Is the mutual insurance company model under threat?

By Alyssa DiSabatino | July 11, 2023 | Last updated on October 30, 2024
4 min read
Businessman in red suit fights large stepping foot to help his companions escape danger|Antique photograph: Halifax, Nova Scotia, Canada
iStock.com/z_wei|Antique photograph: Halifax, Nova Scotia, Canada. iStock.com/ilbusca

Mutuals were some of the first insurance companies to settle in Canada. But despite their longstanding history, there are existential threats that could “end the ability for mutual companies to participate in the market,” a mutual insurer executive said during an industry conference. 
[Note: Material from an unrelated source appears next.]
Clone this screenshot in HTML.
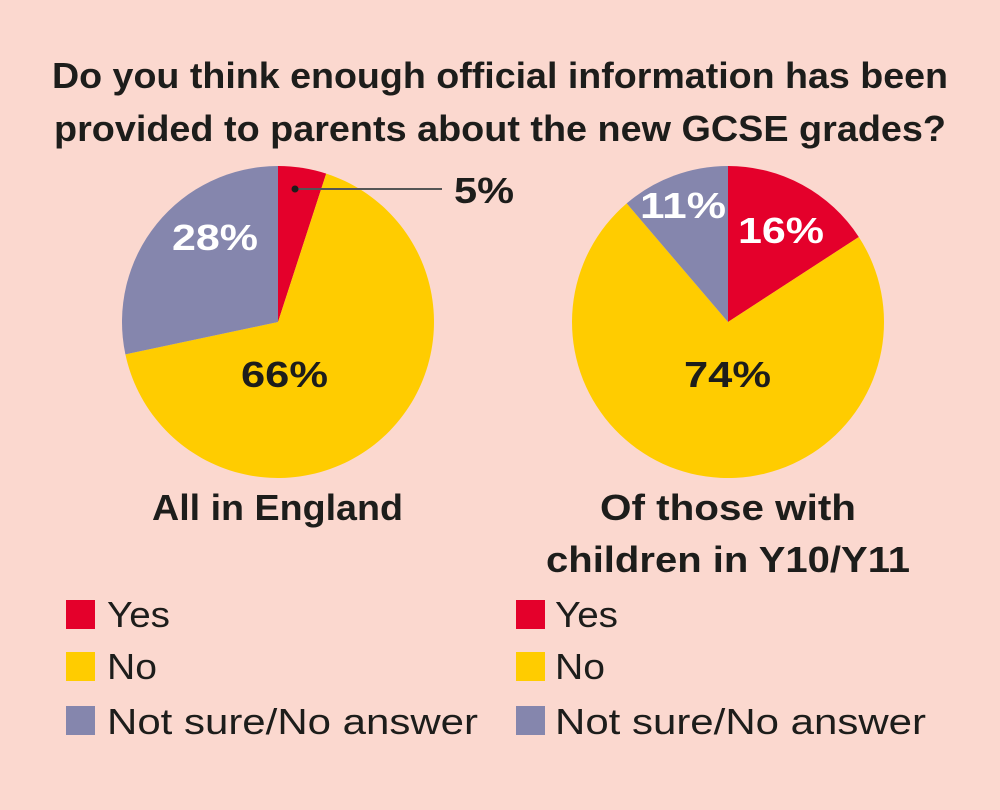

Constraints on capital, increased consolidation, customer service innovation and climate change raising reinsurance costs (in some cases, equalling close to a quarter of a mutuals’ premiums) are causing challenges for mutuals.

But mutuals, particularly the small ones, have agility as their advantage. And that may be the key to their longevity.  

In 1809, Halifax saw the establishment of the first insurance company, The Nova Scotia Fire Association—a mutual—on Canadian soil. Prior to this, foreign firms had dominated Canadian territory. A decade later, The Nova Scotia Fire Association was transformed into a joint stock company and renamed Halifax Fire, according to Swiss Re’s A History of Insurance in Canada. 

“If you go backwards in time, there were a lot of mutual companies; the industry was built by those companies. But times have significantly changed and market pressures are very, very different today than they have been in the past,” said Paul Jackson, COO at Gore Mutual Insurance Company during the Insurance Brokers Association of B.C. (IBABC) AGM and Leader’s Conference in Whistler, B.C., in June.

Antique photograph: Halifax, Nova Scotia, Canada

Antique photograph: Halifax, Nova Scotia, Canada. iStock.com/ilbusca

The challenges 

One of the biggest challenges faced by mutual insurance companies is access to capital, or more specifically, “our inability to access external capital,” said Jackson. 

Because mutual insurance companies are owned by policyholders, any profits earned from premiums go back to the policyholders in the form of dividends or lower premiums. The draw for policyholders is that they are often offered more competitive pricing. 

However, this also means mutuals can only raise capital by borrowing money or increasing rates. 

“In effect, we can spend what we earn, so earnings have to be consistently strong. And you’re spending a balance of surplus to fuel the investment in your business. This is a major constraint for us,” Jackson said.  

“It’s one that we’re working on through lobbying the government, talking about other opportunities for capital raising, [and] trying to find a way of modernizing and putting innovation into the Canadian regulatory environment that allows us to raise capital that we can then reinvest in our business.” 

With constraints on capital, Jackson says mutuals also tend to be limited with innovating their business for the betterment of their customers.  

“A lot of mutual companies are what we call dynamically conservative. Their number one priority is to protect the balance sheet because, of course, there is no ability to access third-party capital,” said Jackson. “That, of course, comes at a tradeoff of innovation in new technology, new ways of accessing customers, and providing customers with what they need.” 

Consolidation is also beginning to threaten small- to medium-sized mutuals who find themselves working with brokers owned by their own competitors, said Jackson.  

“For example, there is a small mutual company, much smaller than ours, where more than 50% of their portfolio of business is, in fact, with brokers that are owned by their direct competitors,” he said. “Without scale, without diversification, those companies find themselves in a position where they are not in the driving seat of their own future.” 

But the number one challenge mutuals are facing is climate—more specifically, the pressure that increased climate events are putting on mutuals’ reinsurance costs, Jackson said.  

“Just to put it into context, we spend about 5% of our premiums on reinsurance, and we’ve taken a number of actions recently…to ensure that that number does not increase much past 5% or 6%.” 

But some smaller mutuals may not have the resources to manage their reinsurance costs. “And for some of them, they’re now paying somewhere between 12 to 18% of premiums on reinsurance,” said Jackson. “That materially threatens those company’s ability to be economically viable, particularly if those numbers grow.” 

Increased reinsurance costs also mean some mutuals may have to pass the costs down to consumers by raising premiums.  

The opportunity 

While mutuals are certainly facing several threats toward their viability, their size and simplicity may be their key to success.  

Small insurers are well-positioned for being agile to change and adapting from the ground up when challenges arise. 

“One thing that certainly works in our favour is that we are a relatively small, simple business, and that gives us the inside track,” said Jackson. “The challenge for smaller companies, is to use that inside track as a competitive advantage.”